A la limite, la répartition des pleins et des vides dans un meuble rejoint la sculpture et le transforme en élément décoratif, support digne des objets d’art que l’on y expose. Les rapports d’une case à l’autre s’établissent exactement selon les lois qui régissent l’assemblage des volumes, et la recherche doit être poussée jusque dans le garnissage de chaque case par l’objet de taille appropriée.
A soupeser les volumes, à les équilibrer, à la disposer d’une manière ou d’une autre, on rencontre avec certitude le visage rassurant de la symétrie. Les deux plateaux de la balance s’alignent rigoureusement, un ordre indiscutable est établi. Plein de raison plus que d’imagination, de sagesse plus que de fantaisie, cet ordre-là procure sans conteste le calme et la sérénité. Encore faut-il qu’entre les jumeaux de tailles diverses s’établisse un rapport aussi heureux.

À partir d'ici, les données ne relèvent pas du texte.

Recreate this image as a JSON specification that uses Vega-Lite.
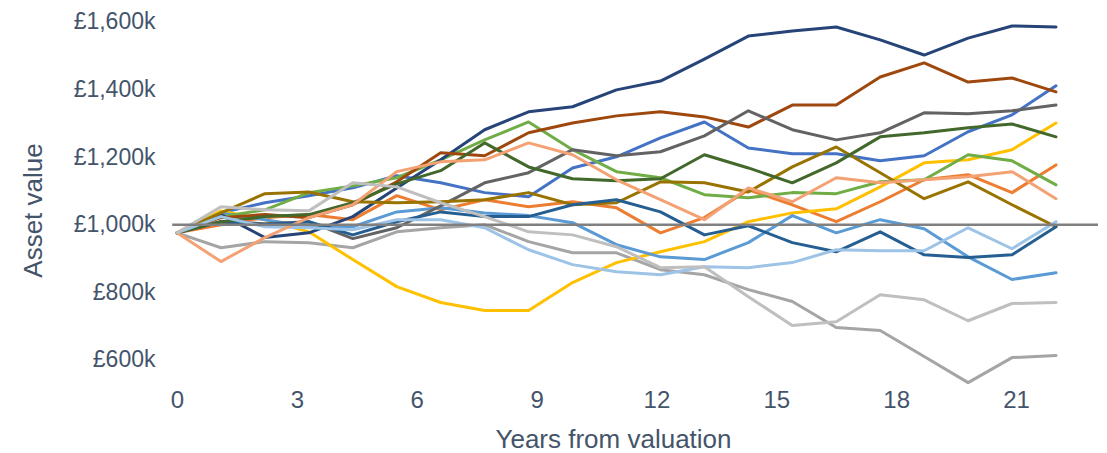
{
  "$schema": "https://vega.github.io/schema/vega-lite/v6.json",
  "width": 879,
  "height": 382,
  "autosize": {"type": "none"},
  "padding": {"left": 177, "top": 5, "right": 51, "bottom": 66},
  "background": "white",
  "config": {"view": {"stroke": null}, "font": "Liberation Sans"},
  "layer": [
    {
      "data": {
        "values": [
          {"x": 0, "s1": 976, "s2": 976, "s3": 976, "s4": 976, "s5": 976, "s6": 976, "s7": 976, "s8": 976, "s9": 976, "s10": 976, "s11": 976, "s12": 976, "s13": 976, "s14": 976, "s15": 976},
          {"x": 1.1, "s1": 1035, "s2": 1000, "s3": 932, "s4": 1041, "s5": 1035, "s6": 1024, "s7": 1030, "s8": 1021, "s9": 1009, "s10": 1035, "s11": 1009, "s12": 1009, "s13": 1024, "s14": 891, "s15": 1053},
          {"x": 2.2, "s1": 1065, "s2": 1021, "s3": 950, "s4": 1015, "s5": 1015, "s6": 1044, "s7": 962, "s8": 1030, "s9": 1003, "s10": 1092, "s11": 1000, "s12": 1024, "s13": 994, "s14": 962, "s15": 1044},
          {"x": 3.3, "s1": 1086, "s2": 1030, "s3": 947, "s4": 979, "s5": 994, "s6": 1095, "s7": 976, "s8": 1021, "s9": 1009, "s10": 1097, "s11": 1009, "s12": 1030, "s13": 991, "s14": 1021, "s15": 1041},
          {"x": 4.4, "s1": 1109, "s2": 1015, "s3": 932, "s4": 897, "s5": 994, "s6": 1115, "s7": 1024, "s8": 1059, "s9": 959, "s10": 1068, "s11": 970, "s12": 1065, "s13": 985, "s14": 1059, "s15": 1124},
          {"x": 5.5, "s1": 1145, "s2": 1086, "s3": 979, "s4": 817, "s5": 1038, "s6": 1139, "s7": 1109, "s8": 1127, "s9": 991, "s10": 1065, "s11": 1009, "s12": 1121, "s13": 1015, "s14": 1157, "s15": 1112},
          {"x": 6.6, "s1": 1124, "s2": 1044, "s3": 991, "s4": 770, "s5": 1050, "s6": 1192, "s7": 1192, "s8": 1213, "s9": 1056, "s10": 1068, "s11": 1038, "s12": 1160, "s13": 1015, "s14": 1186, "s15": 1065},
          {"x": 7.7, "s1": 1095, "s2": 1074, "s3": 1000, "s4": 746, "s5": 1035, "s6": 1251, "s7": 1281, "s8": 1204, "s9": 1124, "s10": 1074, "s11": 1024, "s12": 1242, "s13": 991, "s14": 1192, "s15": 1024},
          {"x": 8.8, "s1": 1083, "s2": 1053, "s3": 950, "s4": 746, "s5": 1027, "s6": 1304, "s7": 1334, "s8": 1272, "s9": 1154, "s10": 1095, "s11": 1024, "s12": 1171, "s13": 926, "s14": 1242, "s15": 979},
          {"x": 9.9, "s1": 1168, "s2": 1068, "s3": 917, "s4": 829, "s5": 1006, "s6": 1222, "s7": 1349, "s8": 1301, "s9": 1222, "s10": 1059, "s11": 1059, "s12": 1136, "s13": 882, "s14": 1207, "s15": 970},
          {"x": 11, "s1": 1201, "s2": 1050, "s3": 917, "s4": 888, "s5": 941, "s6": 1157, "s7": 1399, "s8": 1322, "s9": 1204, "s10": 1065, "s11": 1074, "s12": 1130, "s13": 861, "s14": 1133, "s15": 935},
          {"x": 12.1, "s1": 1257, "s2": 976, "s3": 867, "s4": 920, "s5": 905, "s6": 1139, "s7": 1425, "s8": 1334, "s9": 1216, "s10": 1127, "s11": 1038, "s12": 1136, "s13": 852, "s14": 1074, "s15": 873},
          {"x": 13.2, "s1": 1304, "s2": 1021, "s3": 852, "s4": 950, "s5": 897, "s6": 1089, "s7": 1490, "s8": 1319, "s9": 1263, "s10": 1124, "s11": 970, "s12": 1207, "s13": 876, "s14": 1015, "s15": 876},
          {"x": 14.3, "s1": 1227, "s2": 1103, "s3": 808, "s4": 1009, "s5": 947, "s6": 1080, "s7": 1558, "s8": 1289, "s9": 1337, "s10": 1097, "s11": 997, "s12": 1168, "s13": 873, "s14": 1109, "s15": 787},
          {"x": 15.4, "s1": 1210, "s2": 1059, "s3": 773, "s4": 1035, "s5": 1027, "s6": 1095, "s7": 1573, "s8": 1354, "s9": 1281, "s10": 1171, "s11": 947, "s12": 1124, "s13": 888, "s14": 1068, "s15": 702},
          {"x": 16.5, "s1": 1210, "s2": 1009, "s3": 696, "s4": 1047, "s5": 976, "s6": 1092, "s7": 1585, "s8": 1354, "s9": 1251, "s10": 1230, "s11": 920, "s12": 1183, "s13": 926, "s14": 1139, "s15": 713},
          {"x": 17.6, "s1": 1189, "s2": 1068, "s3": 687, "s4": 1112, "s5": 1015, "s6": 1127, "s7": 1547, "s8": 1437, "s9": 1272, "s10": 1154, "s11": 979, "s12": 1260, "s13": 923, "s14": 1124, "s15": 793},
          {"x": 18.7, "s1": 1204, "s2": 1133, "s3": 610, "s4": 1183, "s5": 988, "s6": 1133, "s7": 1502, "s8": 1479, "s9": 1331, "s10": 1077, "s11": 911, "s12": 1272, "s13": 923, "s14": 1133, "s15": 778},
          {"x": 19.8, "s1": 1275, "s2": 1148, "s3": 533, "s4": 1192, "s5": 905, "s6": 1207, "s7": 1552, "s8": 1422, "s9": 1328, "s10": 1127, "s11": 903, "s12": 1287, "s13": 991, "s14": 1142, "s15": 716},
          {"x": 20.9, "s1": 1325, "s2": 1095, "s3": 607, "s4": 1222, "s5": 838, "s6": 1189, "s7": 1588, "s8": 1434, "s9": 1337, "s10": 1059, "s11": 911, "s12": 1298, "s13": 929, "s14": 1157, "s15": 767},
          {"x": 22, "s1": 1411, "s2": 1177, "s3": 613, "s4": 1301, "s5": 858, "s6": 1118, "s7": 1585, "s8": 1393, "s9": 1354, "s10": 994, "s11": 994, "s12": 1260, "s13": 1009, "s14": 1077, "s15": 770}
        ]
      },
      "transform": [
        {"fold": ["s1", "s2", "s3", "s4", "s5", "s6", "s7", "s8", "s9", "s10", "s11", "s12", "s13", "s14", "s15"], "as": ["s", "v"]}
      ],
      "mark": {"type": "line", "strokeWidth": 3, "strokeJoin": "round", "strokeCap": "round"},
      "encoding": {
        "x": {
          "field": "x",
          "type": "quantitative",
          "scale": {"domain": [0, 22], "nice": false, "zero": false},
          "axis": {
            "title": "Years from valuation",
            "values": [0, 3, 6, 9, 12, 15, 18, 21],
            "domain": false,
            "ticks": false,
            "tickSize": 0,
            "grid": false,
            "labelFlush": false,
            "labelPadding": 1,
            "labelFontSize": 24,
            "labelColor": "#44546A",
            "labelFont": "Liberation Sans",
            "titleFont": "Liberation Sans",
            "titleFontSize": 26,
            "titleFontWeight": "normal",
            "titleColor": "#44546A",
            "titleX": 436,
            "titleY": 60,
            "titleAlign": "center",
            "titleBaseline": "alphabetic"
          }
        },
        "y": {
          "field": "v",
          "type": "quantitative",
          "scale": {"domain": [520, 1650], "nice": false, "zero": false},
          "axis": {
            "title": "Asset value",
            "values": [600, 800, 1000, 1200, 1400, 1600],
            "labelExpr": "'£' + format(datum.value, ',') + 'k'",
            "domain": false,
            "ticks": false,
            "tickSize": 0,
            "grid": false,
            "labelFlush": false,
            "labelPadding": 22,
            "labelFontSize": 23,
            "labelColor": "#44546A",
            "labelFont": "Liberation Sans",
            "titleFont": "Liberation Sans",
            "titleFontSize": 26,
            "titleFontWeight": "normal",
            "titleColor": "#44546A",
            "titleAngle": -90,
            "titleX": -136,
            "titleY": 205,
            "titleAlign": "center",
            "titleBaseline": "alphabetic"
          }
        },
        "color": {
          "field": "s",
          "type": "nominal",
          "scale": {
            "domain": ["s1", "s2", "s3", "s4", "s5", "s6", "s7", "s8", "s9", "s10", "s11", "s12", "s13", "s14", "s15"],
            "range": ["#4472C4", "#ED7D31", "#A5A5A5", "#FFC000", "#5B9BD5", "#70AD47", "#264478", "#9E480E", "#636363", "#997300", "#255E91", "#43682B", "#9DC3E6", "#F4A274", "#BFBFBF"]
          },
          "legend": null
        }
      }
    },
    {
      "data": {"values": [{"x": -0.12, "v": 1000}, {"x": 23.05, "v": 1000}]},
      "mark": {"type": "line", "color": "#808080", "strokeWidth": 2.5},
      "encoding": {
        "x": {"field": "x", "type": "quantitative", "scale": {"domain": [0, 22], "nice": false, "zero": false}},
        "y": {"field": "v", "type": "quantitative", "scale": {"domain": [520, 1650], "nice": false, "zero": false}}
      }
    }
  ]
}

L’asymétrie, au contraire, c’est le désordre. Mais le désordre est un effet de l’art, et l’art est un ordre des choses. *Donc le désordre de l’asymétrie n’est qu’apparent, il cache en réalité un ordre plus subtil, plus difficile à trouver. On court le risque, le cherchant, de ne rencontrer que la démesure là où l’on espérait l’originalité et la belle composition. Mais si, à force de tâtonner, de se façonner la vue, on réussit à créer l’équilibre dans le déséquilibre, l’ordre dans le désordre, le résultat sans beau comme une œuvre d’art.